→ The input
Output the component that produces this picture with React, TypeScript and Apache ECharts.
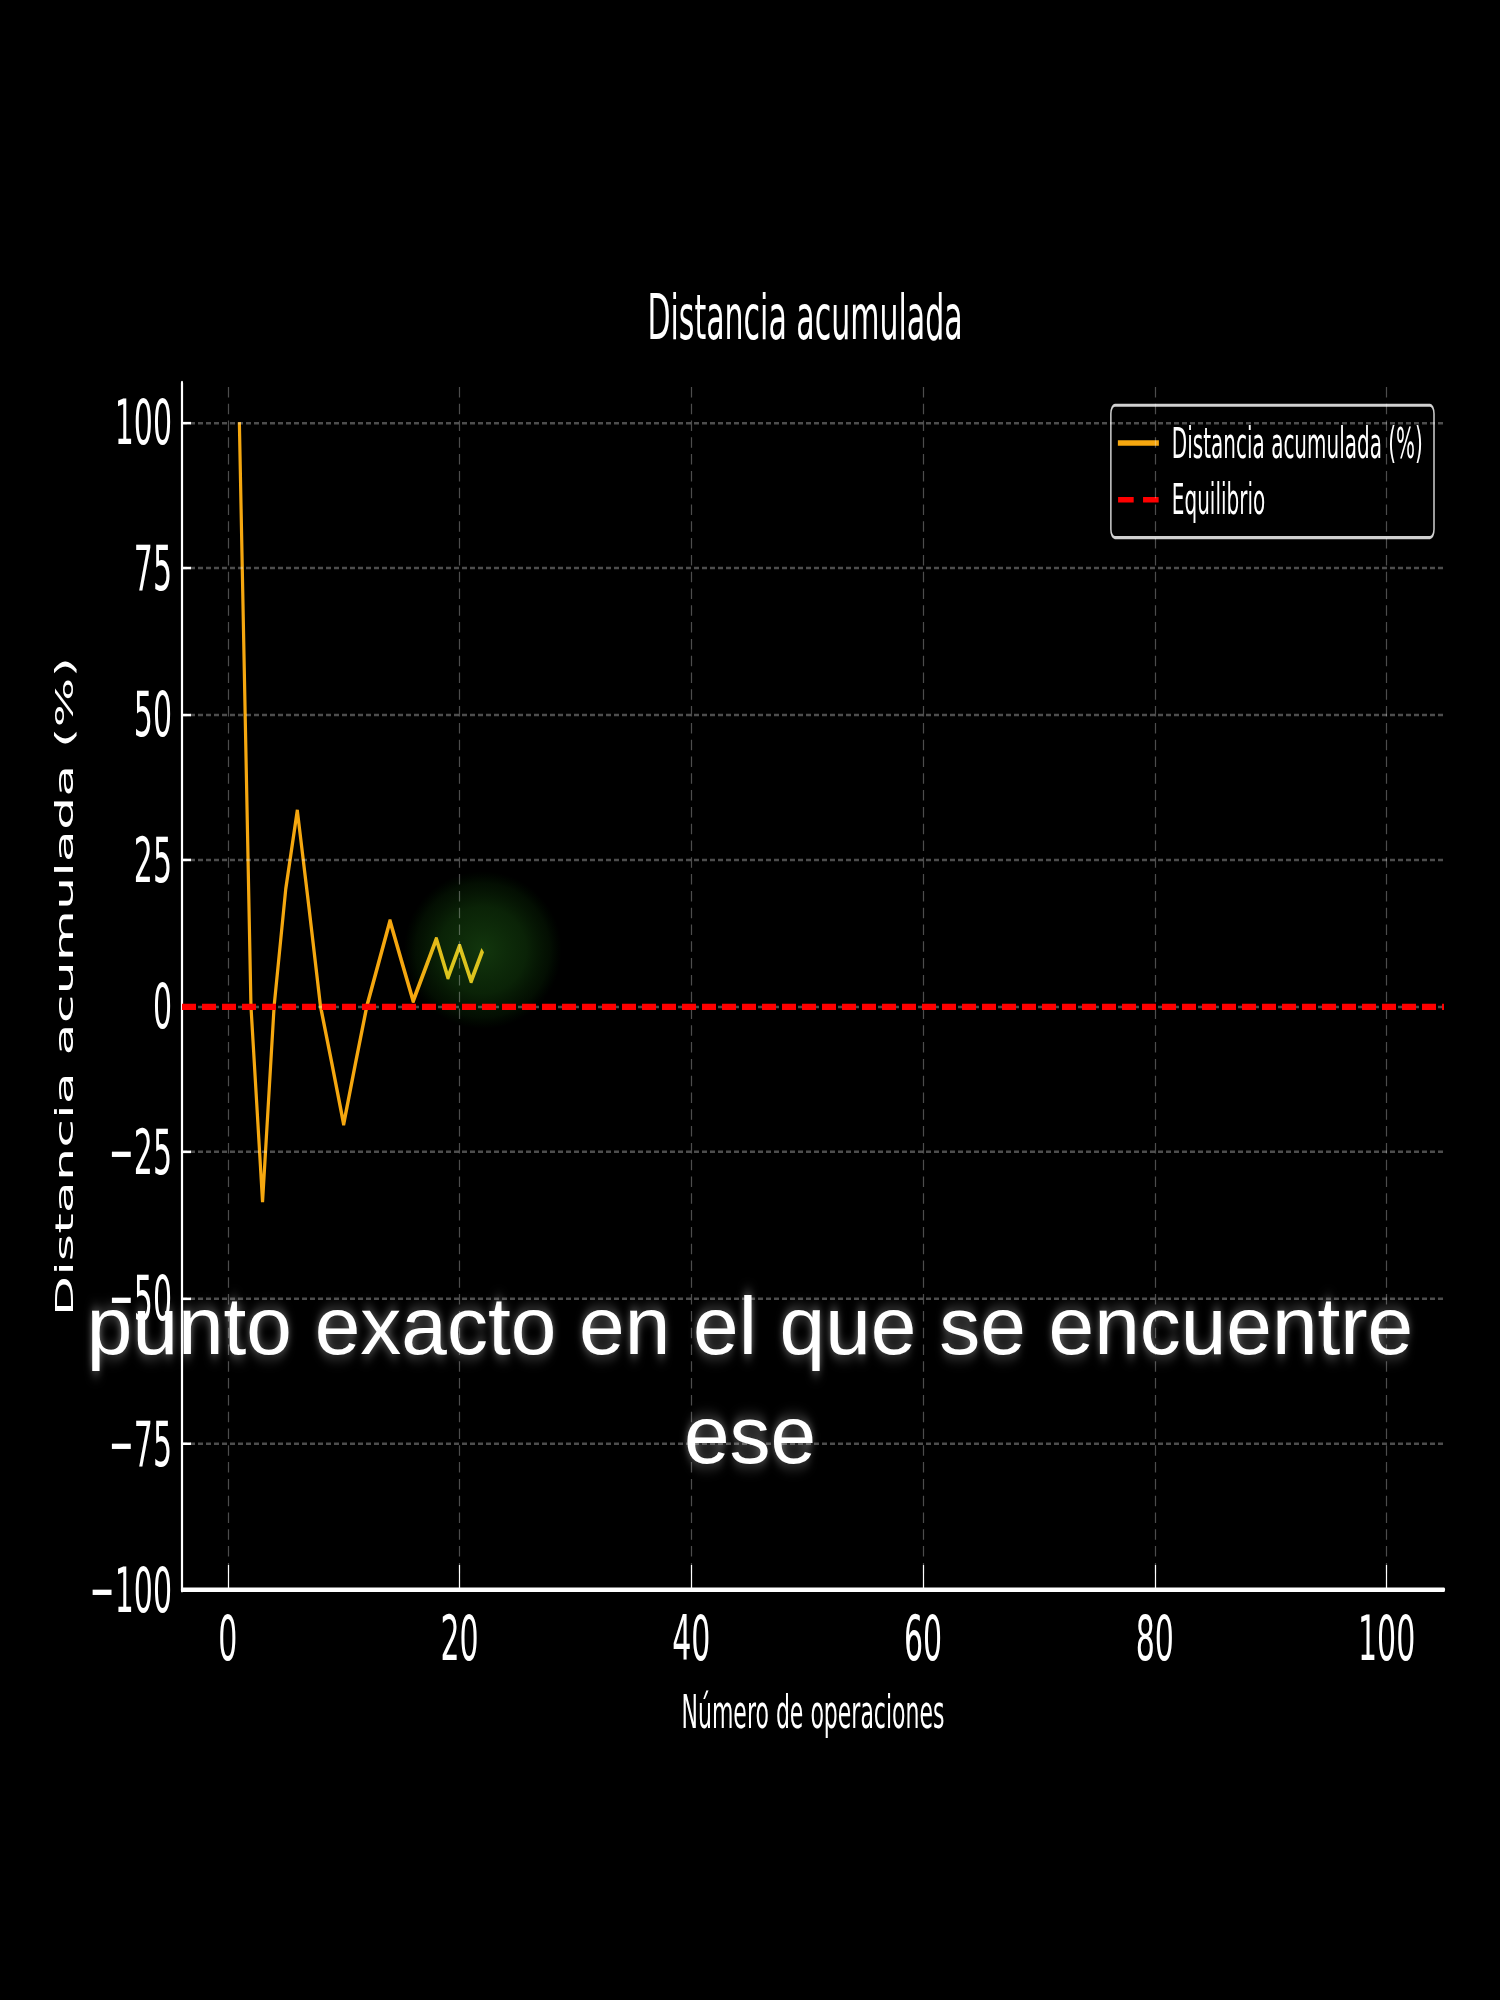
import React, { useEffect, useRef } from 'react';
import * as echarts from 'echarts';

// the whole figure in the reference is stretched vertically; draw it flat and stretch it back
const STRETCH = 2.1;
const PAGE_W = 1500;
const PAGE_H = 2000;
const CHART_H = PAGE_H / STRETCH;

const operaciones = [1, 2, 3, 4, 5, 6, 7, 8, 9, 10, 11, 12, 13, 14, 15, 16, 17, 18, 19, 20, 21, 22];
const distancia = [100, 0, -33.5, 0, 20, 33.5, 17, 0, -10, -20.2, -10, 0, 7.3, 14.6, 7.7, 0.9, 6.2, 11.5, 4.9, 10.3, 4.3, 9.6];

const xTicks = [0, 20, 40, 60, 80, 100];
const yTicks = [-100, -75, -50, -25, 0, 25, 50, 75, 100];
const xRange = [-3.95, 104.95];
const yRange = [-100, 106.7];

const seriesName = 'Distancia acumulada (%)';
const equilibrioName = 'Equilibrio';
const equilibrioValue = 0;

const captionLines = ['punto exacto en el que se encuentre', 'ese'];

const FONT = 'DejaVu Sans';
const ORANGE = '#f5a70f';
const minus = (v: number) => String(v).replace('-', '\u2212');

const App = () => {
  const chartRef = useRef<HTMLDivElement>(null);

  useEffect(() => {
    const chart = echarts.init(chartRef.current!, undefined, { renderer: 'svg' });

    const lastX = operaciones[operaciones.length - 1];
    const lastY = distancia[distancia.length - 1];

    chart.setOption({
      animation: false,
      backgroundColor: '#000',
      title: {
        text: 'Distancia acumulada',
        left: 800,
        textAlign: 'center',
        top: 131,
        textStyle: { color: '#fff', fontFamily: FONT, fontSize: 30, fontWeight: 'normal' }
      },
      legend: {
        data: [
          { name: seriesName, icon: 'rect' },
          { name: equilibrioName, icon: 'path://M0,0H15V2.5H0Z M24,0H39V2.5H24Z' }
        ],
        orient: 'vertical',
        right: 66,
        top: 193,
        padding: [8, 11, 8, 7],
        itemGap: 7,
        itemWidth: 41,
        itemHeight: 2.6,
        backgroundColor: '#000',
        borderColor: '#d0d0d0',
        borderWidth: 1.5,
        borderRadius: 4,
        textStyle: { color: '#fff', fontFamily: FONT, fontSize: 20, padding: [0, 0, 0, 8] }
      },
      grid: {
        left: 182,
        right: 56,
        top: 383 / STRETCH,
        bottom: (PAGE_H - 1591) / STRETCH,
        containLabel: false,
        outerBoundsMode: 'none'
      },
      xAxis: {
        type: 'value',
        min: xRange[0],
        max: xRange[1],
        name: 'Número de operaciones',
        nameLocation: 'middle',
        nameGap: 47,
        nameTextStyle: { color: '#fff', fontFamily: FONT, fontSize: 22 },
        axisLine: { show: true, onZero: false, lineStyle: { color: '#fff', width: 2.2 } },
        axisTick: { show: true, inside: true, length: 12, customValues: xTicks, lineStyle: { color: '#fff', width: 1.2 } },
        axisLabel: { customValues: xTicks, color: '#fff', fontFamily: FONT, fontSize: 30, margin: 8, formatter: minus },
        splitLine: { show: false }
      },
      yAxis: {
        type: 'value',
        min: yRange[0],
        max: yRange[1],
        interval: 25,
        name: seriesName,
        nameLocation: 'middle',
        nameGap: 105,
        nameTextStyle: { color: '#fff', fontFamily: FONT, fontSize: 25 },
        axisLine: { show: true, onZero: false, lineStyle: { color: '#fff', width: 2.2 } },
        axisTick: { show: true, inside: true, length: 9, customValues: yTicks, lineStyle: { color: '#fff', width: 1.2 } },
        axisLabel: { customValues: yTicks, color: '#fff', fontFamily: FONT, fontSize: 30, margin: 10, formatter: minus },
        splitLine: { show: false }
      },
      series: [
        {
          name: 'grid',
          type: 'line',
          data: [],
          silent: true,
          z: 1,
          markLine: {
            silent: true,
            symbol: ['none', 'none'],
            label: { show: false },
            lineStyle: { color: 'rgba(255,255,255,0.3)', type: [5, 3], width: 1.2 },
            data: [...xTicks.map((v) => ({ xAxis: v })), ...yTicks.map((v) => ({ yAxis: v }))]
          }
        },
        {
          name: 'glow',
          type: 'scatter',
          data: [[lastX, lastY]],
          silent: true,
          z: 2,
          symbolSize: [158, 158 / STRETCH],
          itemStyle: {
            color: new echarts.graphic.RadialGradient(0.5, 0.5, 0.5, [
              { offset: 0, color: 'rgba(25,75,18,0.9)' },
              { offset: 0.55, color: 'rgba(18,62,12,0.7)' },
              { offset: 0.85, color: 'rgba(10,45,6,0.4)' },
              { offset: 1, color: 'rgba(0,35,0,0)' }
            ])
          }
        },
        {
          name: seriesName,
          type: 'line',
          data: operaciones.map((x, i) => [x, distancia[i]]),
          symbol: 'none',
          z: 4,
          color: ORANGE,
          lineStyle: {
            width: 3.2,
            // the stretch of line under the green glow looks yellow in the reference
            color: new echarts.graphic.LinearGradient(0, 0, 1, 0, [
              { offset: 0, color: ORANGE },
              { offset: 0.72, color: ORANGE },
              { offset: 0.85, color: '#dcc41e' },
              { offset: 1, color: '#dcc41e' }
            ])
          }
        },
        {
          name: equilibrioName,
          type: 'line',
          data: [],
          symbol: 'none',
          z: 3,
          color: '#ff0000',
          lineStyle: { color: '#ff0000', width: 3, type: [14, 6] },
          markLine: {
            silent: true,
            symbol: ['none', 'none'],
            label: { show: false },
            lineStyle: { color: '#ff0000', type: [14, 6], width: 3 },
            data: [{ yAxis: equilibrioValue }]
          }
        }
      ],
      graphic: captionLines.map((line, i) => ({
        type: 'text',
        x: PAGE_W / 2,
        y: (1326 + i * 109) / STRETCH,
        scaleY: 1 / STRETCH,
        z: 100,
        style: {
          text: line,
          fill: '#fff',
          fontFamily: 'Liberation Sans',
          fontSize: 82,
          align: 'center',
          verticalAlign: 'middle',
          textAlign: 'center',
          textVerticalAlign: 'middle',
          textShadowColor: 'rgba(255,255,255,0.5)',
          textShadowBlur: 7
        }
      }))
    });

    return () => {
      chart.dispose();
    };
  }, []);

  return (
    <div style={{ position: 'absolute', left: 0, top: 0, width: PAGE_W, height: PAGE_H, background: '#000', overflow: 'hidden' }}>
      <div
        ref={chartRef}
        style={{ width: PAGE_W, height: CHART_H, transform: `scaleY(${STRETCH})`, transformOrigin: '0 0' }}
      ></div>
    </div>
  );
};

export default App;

* * *

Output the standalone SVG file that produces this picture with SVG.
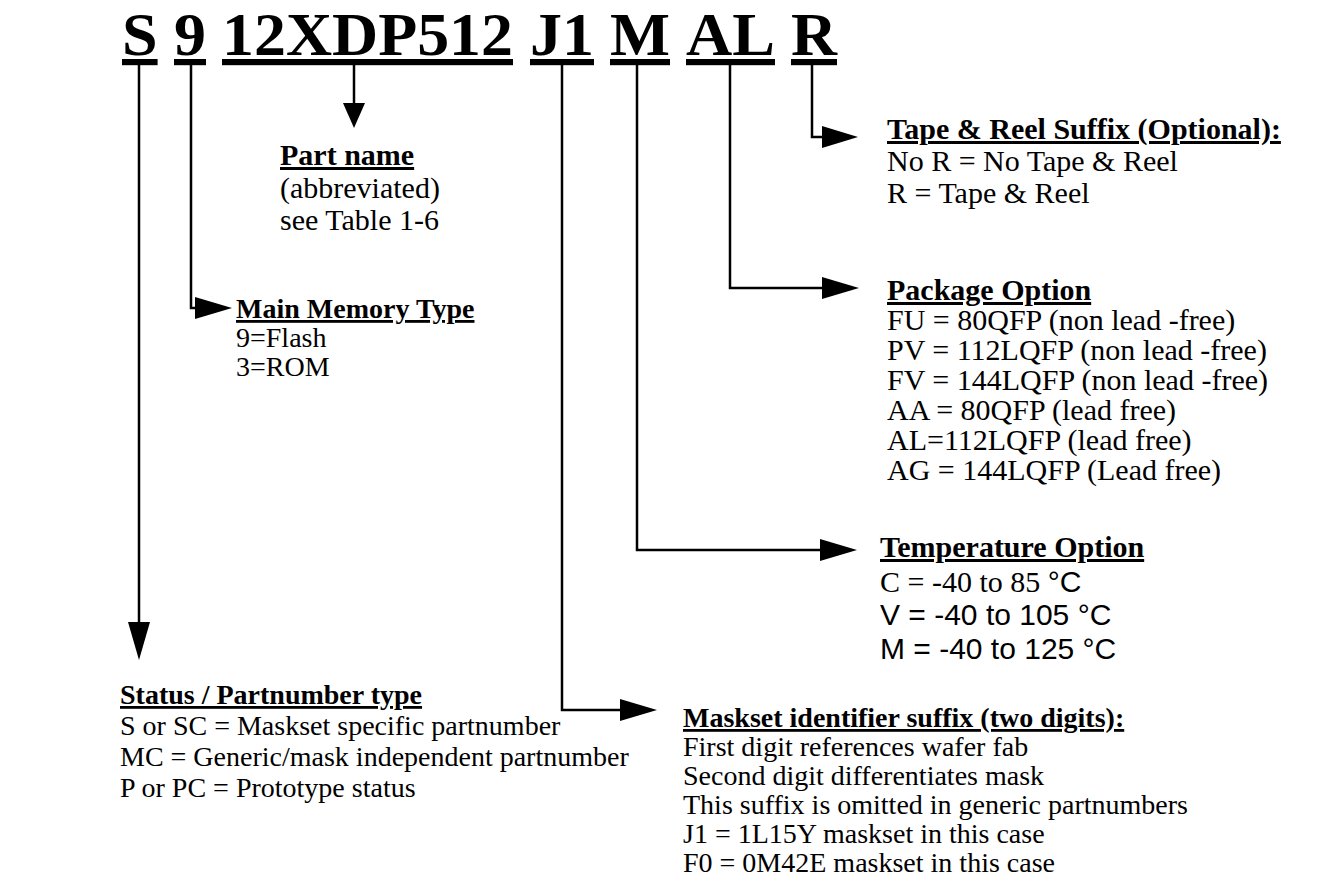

→ What you need to do
Return exactly the lines from the one with "Output the component" to the one with "const lastY = distancia[distancia.length", both ends kept, and only those. Images are left out.

→ Exercise result
Output the component that produces this picture with React, TypeScript and Apache ECharts.
import React, { useEffect, useRef } from 'react';
import * as echarts from 'echarts';

// the whole figure in the reference is stretched vertically; draw it flat and stretch it back
const STRETCH = 2.1;
const PAGE_W = 1500;
const PAGE_H = 2000;
const CHART_H = PAGE_H / STRETCH;

const operaciones = [1, 2, 3, 4, 5, 6, 7, 8, 9, 10, 11, 12, 13, 14, 15, 16, 17, 18, 19, 20, 21, 22];
const distancia = [100, 0, -33.5, 0, 20, 33.5, 17, 0, -10, -20.2, -10, 0, 7.3, 14.6, 7.7, 0.9, 6.2, 11.5, 4.9, 10.3, 4.3, 9.6];

const xTicks = [0, 20, 40, 60, 80, 100];
const yTicks = [-100, -75, -50, -25, 0, 25, 50, 75, 100];
const xRange = [-3.95, 104.95];
const yRange = [-100, 106.7];

const seriesName = 'Distancia acumulada (%)';
const equilibrioName = 'Equilibrio';
const equilibrioValue = 0;

const captionLines = ['punto exacto en el que se encuentre', 'ese'];

const FONT = 'DejaVu Sans';
const ORANGE = '#f5a70f';
const minus = (v: number) => String(v).replace('-', '\u2212');

const App = () => {
  const chartRef = useRef<HTMLDivElement>(null);

  useEffect(() => {
    const chart = echarts.init(chartRef.current!, undefined, { renderer: 'svg' });

    const lastX = operaciones[operaciones.length - 1];
    const lastY = distancia[distancia.length - 1];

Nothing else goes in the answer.